Quote:
Originally Posted by Knightingale /img/forum/go_quote.gif
wow. that's some deep technical philosophical and psychological writings.
i've been listening to the er4s unamped and i hear some annoying sibilance.
any advice on how to reduce or terminate the sssssssssss?
|
Do you get the same sibilance when the headphone is amped?
Sibilance is a little like nausea. Several different causes can have the same effect. Sibilance is part of what we hear (even if we tune it out). In recording and broadcast, it poses a challenge because the equipment designed to accurately produce high frequencies naturally picks up this sound, which has more body to it (and a slower rate of decay). The attempt to emphasize HF ends up reproducing the sibilance as well.
Sibilance is also the result of poor equipment or poorly adjusted equipment. If you've got too rich a mix of HF, you're going to get more sibilance than you bargained for. If you've got equipment overemphasizing certain frequencies, with sharp spikes and troughs, you can also get more sibilance. There's plenty of equipment that poorly reproduces the bass or mids, so the attempt to crank it up while drive a nail through your skull. There are also cheap component parts, with poor accuracy, so again, you get sibilance issues galore.
To bottle the ends, you could have a sibilant recording, a sibilant player or a sibilant amp - if not all three.
When it comes to earphones, sibilance is the result of two factors: driver sibilance and ear-canal acoustics. Small wide-range drivers may overly produce HF or underproduce LF. Either way, you may end up with a mix that leans toward the HF - giving you excess sibilance. The ear canal is also an acoustical environment that favors sibilance. Some creatures - like s-s-snakes - are sensitive to LF, which they "hear" through their bellies. I suppose, for a snake, that's important because the snake's survival depends on its ability to hear its dinner taking a walk. We, on the other hand, are highly sensitive to mids and HF, which probably gave our ancestors a different set of cues. We don't crawl around on our stomachs so our awareness - of both breakfast and predators - depended on a different set of frequencies, from a different vantage point. What were our ancestors listening for? Movements in the grass? The snapping of twigs?

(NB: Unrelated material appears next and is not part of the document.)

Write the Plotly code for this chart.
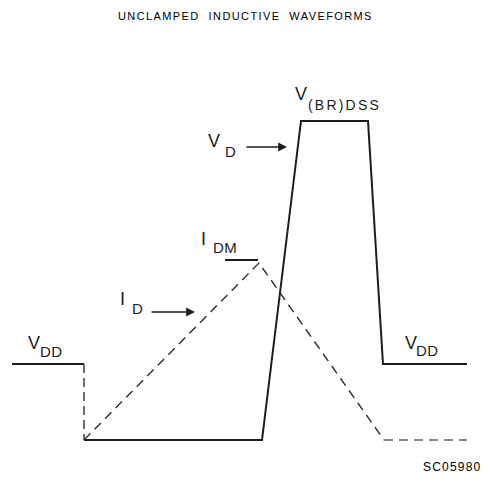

But I digress. The point is that this pair of sound horns, strapped to the sides of our skulls, along with the long ear canals, may not be as far-ranging as that of some animals, but its earliest use was geared toward survival, not pleasure. It doesn't matter that the sounds it picked up were less than euphonic. What mattered was its efficiency. Its job was to pick up as much as it could; the brain developed a kind of filter for tuning out what it didn't need. This leaves the ear and ear canal sensitive to sounds we pipe right in. The proximity of the sound, along with the cupping design of the ear and ear canal, make it very easy to get overwhelmed by the HF. For that reason, earphone drivers are designed to have an HF roll-off. Even then, the drivers need a filter to avoid overwhelming the ear, which is already more than tuned to these sounds.
Even custom IEMs, with their claim to employing integrated passive crossovers, use filters to attenuate the HF. If the filter is inadequate or damaged, you'll get sibilance. What's more, the ER4S uses higher impedence, which enhances the HF. Chances are, you have a damaged filter (Ety filters are non-reusable). The alternative is to use a different kind of filter, which will change the performance of your phones, but by simply blocking out more HF.